**Objective**. Print, word for word, the opening line of the data below and every line after it through the line that contains "2174, 1504, 1188]", but not the pictures.

**Collected material**.
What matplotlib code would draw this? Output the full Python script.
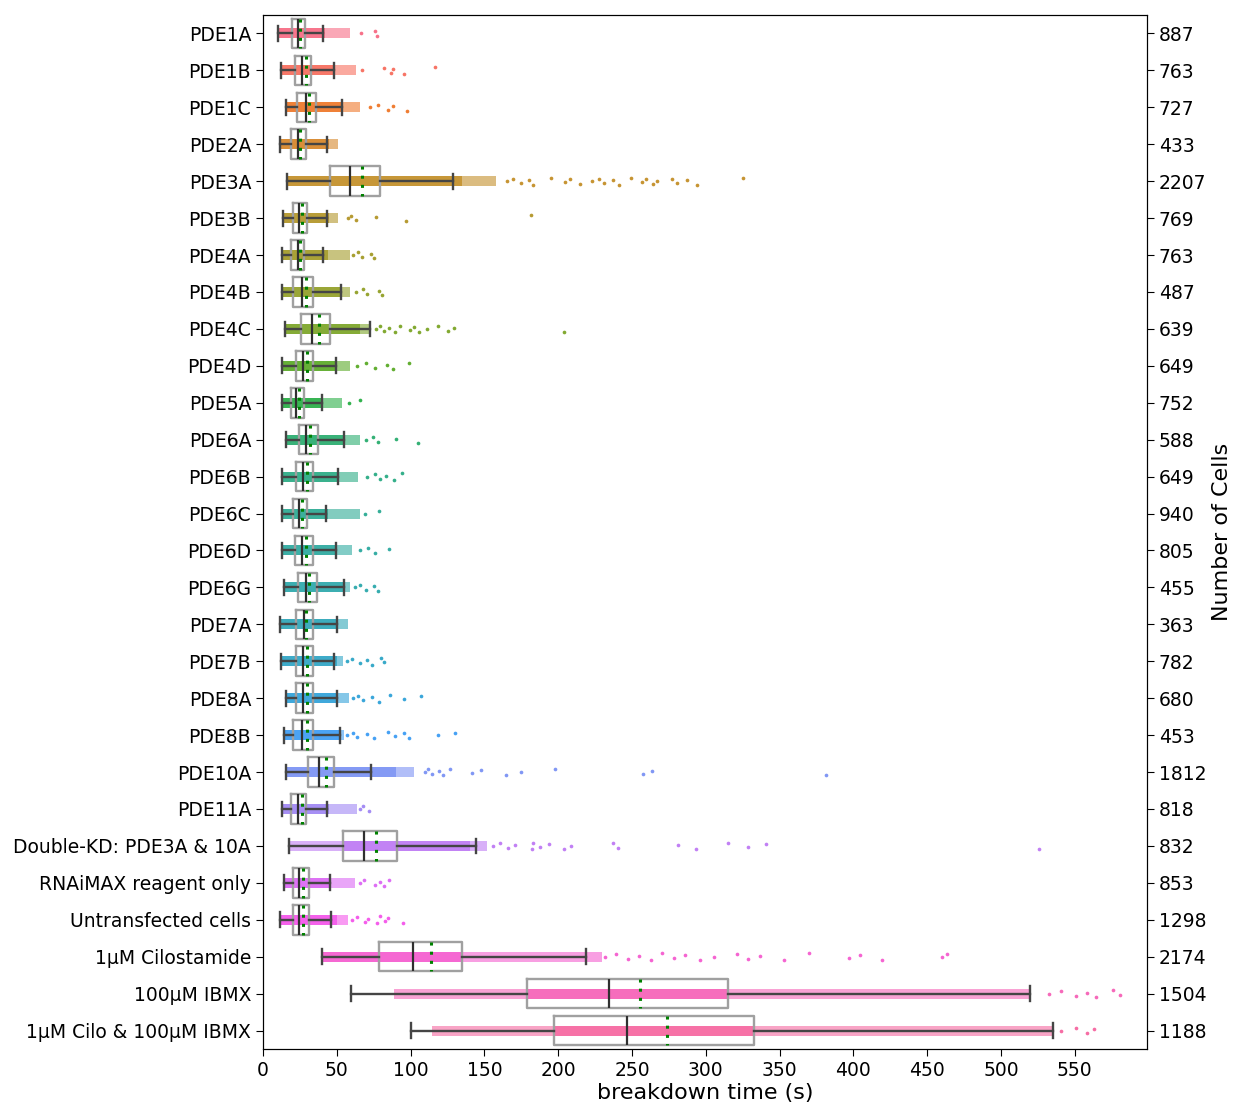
import matplotlib
matplotlib.use("Agg")
import matplotlib.pyplot as plt
import seaborn as sns

categories = ["PDE1A", "PDE1B", "PDE1C", "PDE2A", "PDE3A", "PDE3B", "PDE4A", "PDE4B",
              "PDE4C", "PDE4D", "PDE5A", "PDE6A", "PDE6B", "PDE6C", "PDE6D", "PDE6G",
              "PDE7A", "PDE7B", "PDE8A", "PDE8B", "PDE10A", "PDE11A",
              "Double-KD: PDE3A & 10A", "RNAiMAX reagent only", "Untransfected cells",
              "1µM Cilostamide", "100µM IBMX", "1µM Cilo & 100µM IBMX"]
n_cells = [887, 763, 727, 433, 2207, 769, 763, 487, 639, 649, 752, 588, 649, 940, 805,
           455, 363, 782, 680, 453, 1812, 818, 832, 853, 1298, 2174, 1504, 1188]

whisker_lo = [10.4, 12.2, 15.6, 11.3, 16.0, 13.5, 12.6, 13.1, 14.9, 12.9, 12.9, 15.8, 13.1, 12.6,
              13.1, 14.2, 11.7, 12.0, 15.6, 14.2, 15.8, 13.1, 17.8, 14.2, 11.7, 40.0, 59.5, 100.3]
q1 = [19.6, 21.9, 22.8, 18.7, 45.4, 20.3, 19.2, 20.5, 25.5, 22.1, 18.7, 24.4, 22.4, 20.3,
      21.9, 23.5, 22.4, 22.4, 22.1, 20.5, 30.7, 19.0, 53.9, 20.1, 20.5, 78.6, 178.9, 197.3]
median = [23.5, 26.6, 28.9, 23.5, 58.7, 24.4, 23.7, 26.4, 33.0, 26.8, 22.4, 29.3, 27.1, 24.4,
          26.6, 29.1, 27.8, 27.3, 26.8, 26.2, 37.9, 23.5, 68.4, 24.6, 24.6, 101.6, 234.6, 246.7]
mean = [25.1, 29.1, 31.4, 24.8, 66.8, 26.6, 25.3, 29.3, 38.1, 29.6, 24.2, 31.8, 30.0, 26.6,
        29.1, 31.4, 29.3, 29.6, 29.6, 29.8, 42.5, 26.2, 76.5, 27.1, 27.1, 113.6, 255.2, 274.0]
q3 = [28.4, 32.5, 35.7, 28.9, 79.2, 29.8, 28.0, 33.9, 45.4, 33.7, 27.8, 37.0, 34.1, 29.8,
      33.9, 36.8, 34.1, 33.7, 34.1, 33.7, 48.1, 29.3, 90.5, 31.0, 31.0, 135.0, 315.2, 332.7]
whisker_hi = [40.4, 47.9, 53.3, 43.3, 129.0, 43.1, 40.6, 53.0, 72.5, 49.7, 39.8, 54.6, 50.8, 42.7,
              49.4, 54.9, 50.1, 48.1, 50.4, 52.2, 73.2, 43.3, 144.0, 45.6, 45.8, 219.0, 519.6, 535.1]

# extent of the solid (dense) part of each point cloud
dense_lo = [10.4, 12.2, 15.6, 11.3, 16.0, 13.5, 12.6, 13.1, 14.9, 12.9, 12.9, 15.8, 13.1, 12.6,
            13.1, 14.2, 11.7, 12.0, 15.6, 14.2, 15.8, 13.1, 53.9, 14.2, 11.7, 40.0, 178.9, 197.3]
dense_hi = [42, 48, 54, 45, 135, 45, 44, 52, 66, 50, 40, 55, 51, 44,
            50, 55, 50, 50, 51, 52, 90, 45, 140, 46, 50, 135, 315, 333]
# extent of the looser part of each point cloud
sparse_lo = [10.4, 12.2, 15.6, 11.3, 16.0, 13.5, 12.6, 13.1, 14.9, 12.9, 12.9, 15.8, 13.1, 12.6,
             13.1, 14.2, 11.7, 12.0, 15.6, 14.2, 15.8, 13.1, 17.8, 14.2, 11.7, 40.0, 89.0, 114.7]
sparse_hi = [59, 63, 66, 51, 158, 51, 59, 58.9, 72, 58.9, 53.3, 65.7, 64.5, 65.7,
             60, 58.9, 57.8, 54.3, 58, 55, 102, 63.5, 152, 62.3, 57.8, 230, 519.6, 535.1]

outliers = [
    [66.4, 76.0, 77.5],
    [66.8, 82.2, 86.7, 88.2, 95.6, 116.2],
    [72.5, 78.1, 84.4, 87.8, 97.3],
    [],
    [165, 169.6, 174.8, 180.4, 183.1, 195.1, 204.6, 208, 214.7, 222.6, 227.6, 231.2, 237.3,
     241.4, 249.3, 257, 259.2, 264.4, 267.1, 277.3, 280.2, 287.2, 294.2, 325.1],
    [57.3, 59.3, 62.8, 76.7, 96.9, 181.5],
    [61.2, 64.6, 67.3, 73.2, 75.4],
    [63.3, 67.5, 70.2, 78.6, 80.8],
    [76.5, 79.4, 82.1, 85.5, 89.6, 92.8, 99.6, 102.3, 105.9, 110.9, 118.3, 125.5, 129.6, 204.1],
    [63.5, 69.8, 75.6, 83.8, 88.3, 98.9],
    [58.5, 65.5],
    [69.8, 74.7, 78.1, 90.1, 104.7],
    [70.2, 75.8, 79.2, 83.3, 88.7, 94.4],
    [69.1, 78.8],
    [65.7, 71.3, 75.8, 85.4],
    [62.3, 65.7, 69.8, 75.4, 78.1],
    [],
    [57.1, 60.1, 65.7, 70.2, 73.6, 79.7, 82.0],
    [61.2, 64.6, 68.0, 73.6, 78.8, 86.0, 95.3, 107.2],
    [57.1, 61.2, 63.5, 70.2, 75.4, 84.4, 89.4, 95.3, 99.1, 118.9, 129.8],
    [109.7, 112, 114.7, 119.2, 121.7, 126.6, 141.3, 147.7, 164.6, 174.8, 197.8, 257.6, 263.9, 381.3],
    [65.7, 68.0, 71.8],
    [156, 160.5, 166.2, 170.7, 182, 183.1, 187.6, 193.9, 203.9, 208.6, 237.3, 240.3, 280.9,
     293.7, 315, 328.5, 341, 526],
    [65.7, 68.4, 75.8, 79.4, 82.0, 85.5],
    [60.1, 63.9, 69.1, 70.9, 77.0, 79.4, 82.6, 84.4, 94.6],
    [231.6, 239.3, 247.1, 254.9, 262.7, 270.5, 278.3, 286, 295.8, 305.5, 321, 328.8, 336.6,
     353, 369.7, 397, 404.8, 419.6, 460.1, 463.6],
    [532.4, 541, 550.7, 558.5, 564.3, 576, 580.6],
    [541, 550.7, 558.5, 563.2],
]

# ---------------------------------------------------------------- drawing
palette = sns.color_palette("husl", len(categories))
fig = plt.figure(figsize=(12.36, 11.04), dpi=100)
ax = fig.add_axes([0.2128, 0.0498, 0.928 - 0.2128, 0.9864 - 0.0498])

band_h = 0.27
jit = [0.0, -0.07, 0.06, -0.03, 0.09, -0.09, 0.03, -0.05, 0.08]
for i, c in enumerate(categories):
    col = palette[i]
    ax.barh(i, sparse_hi[i] - sparse_lo[i], left=sparse_lo[i], height=band_h,
            color=col, alpha=0.62, linewidth=0, zorder=1)
    ax.barh(i, dense_hi[i] - dense_lo[i], left=dense_lo[i], height=band_h,
            color=col, alpha=0.92, linewidth=0, zorder=1)
    if outliers[i]:
        ys = [i + jit[k % len(jit)] for k in range(len(outliers[i]))]
        ax.scatter(outliers[i], ys, s=7, color=col, linewidths=0, zorder=2)

stats = []
for i, c in enumerate(categories):
    stats.append(dict(med=median[i], q1=q1[i], q3=q3[i], whislo=whisker_lo[i],
                      whishi=whisker_hi[i], mean=mean[i], fliers=[], label=c))
ax.bxp(stats, positions=list(range(len(categories))), widths=0.8,
       orientation="horizontal", showmeans=True, meanline=True, showfliers=False,
       boxprops=dict(color="#a0a0a0", linewidth=1.7),
       whiskerprops=dict(color="#454545", linewidth=1.7),
       capprops=dict(color="#454545", linewidth=1.7),
       medianprops=dict(color="#303030", linewidth=1.6),
       meanprops=dict(color="green", linestyle=(0, (1, 2)), linewidth=2.2),
       manage_ticks=False, zorder=3)

ax.set_xlim(0, 599)
ax.set_ylim(len(categories) - 0.5, -0.5)
ax.set_xticks(range(0, 551, 50))
ax.set_yticks(range(len(categories)))
ax.set_yticklabels(categories)
ax.tick_params(axis="both", labelsize=13.5, length=5)
ax.set_xlabel("breakdown time (s)", fontsize=16, labelpad=2)

ax2 = ax.twinx()
ax2.set_ylim(ax.get_ylim())
ax2.set_yticks(range(len(categories)))
ax2.set_yticklabels([str(n) for n in n_cells])
ax2.tick_params(axis="y", labelsize=13.5, length=5)
ax2.set_ylabel("Number of Cells", fontsize=16)

fig.savefig("out.png", dpi=100)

**Output**.
What matplotlib code would draw this? Output the full Python script.
import matplotlib
matplotlib.use("Agg")
import matplotlib.pyplot as plt
import seaborn as sns

categories = ["PDE1A", "PDE1B", "PDE1C", "PDE2A", "PDE3A", "PDE3B", "PDE4A", "PDE4B",
              "PDE4C", "PDE4D", "PDE5A", "PDE6A", "PDE6B", "PDE6C", "PDE6D", "PDE6G",
              "PDE7A", "PDE7B", "PDE8A", "PDE8B", "PDE10A", "PDE11A",
              "Double-KD: PDE3A & 10A", "RNAiMAX reagent only", "Untransfected cells",
              "1µM Cilostamide", "100µM IBMX", "1µM Cilo & 100µM IBMX"]
n_cells = [887, 763, 727, 433, 2207, 769, 763, 487, 639, 649, 752, 588, 649, 940, 805,
           455, 363, 782, 680, 453, 1812, 818, 832, 853, 1298, 2174, 1504, 1188]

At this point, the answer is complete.